There is no practical difference between a hardware and a software compromise and the remedy is the same. Indeed, for critical purposes, there's little difference between a hardware compromise and a simple failure. You should anticipate it and not get burnt. The bottom line is know your shit and be in control when strange things happen.

Security is a process and must be applied system wide. If you don't have reasonable configuration control, you are already lost. If you run junky closed software that's full of bugs and does not keep track of uid, pid or processes themselves you are always in for a rough ride. The trouble given you there will distract your operators, like it did for the last big blackout.

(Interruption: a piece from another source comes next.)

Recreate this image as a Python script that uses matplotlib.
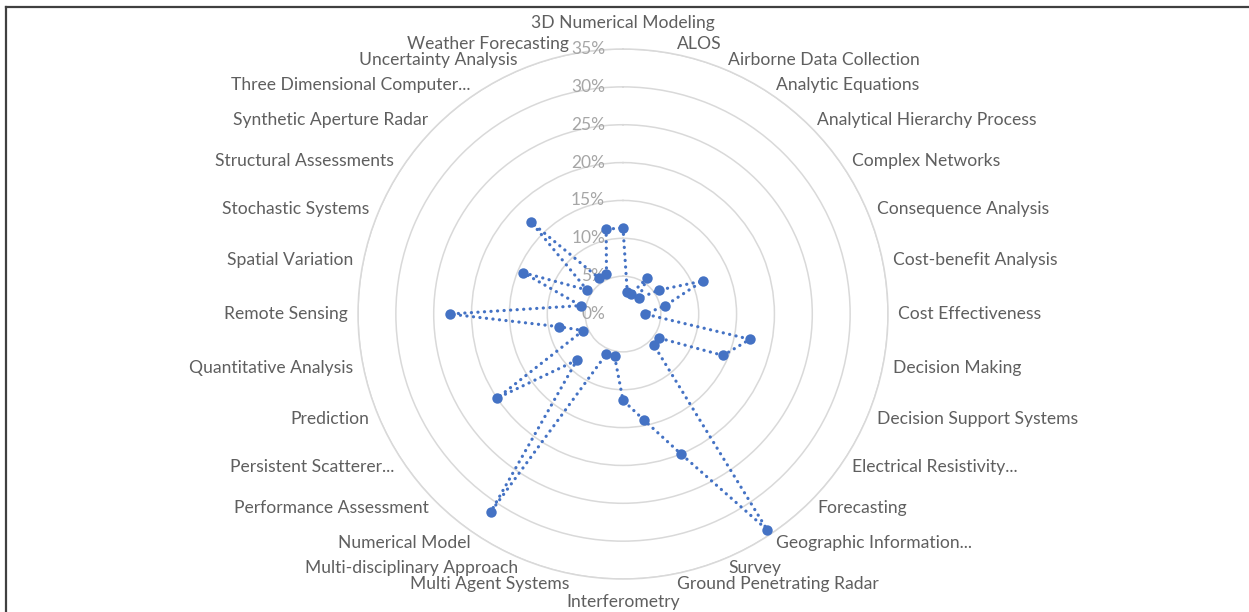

Every piece has to be taken considered in context. It's not hard, it just takes time, organization and judgment.

I hate how Ludites always look at any new tool and cry out, "look how awful [insert wonderful new power] is!"

Based on Tensilica Xtensa technology

Looking at their brochure, it is based on Tensilica Xtensa technology (www.tensilica.com) which I know has been around for atleast 3 years. Nothing remarkable. Many companies have developed similar products.

Re:Insightful?!

[Jennifer+E.+Elaan]

Actually, it's almost certainly based on standard SRAM FPGA technology. It's quite cheap in terms of power, and not especially expensive in terms of time, to reprogram, and there is no degredation over time from doing it too often. The only real disadvantage is that it might be entirely possible to create on-die shorts with bad programming data, as it currently is in FPGA's.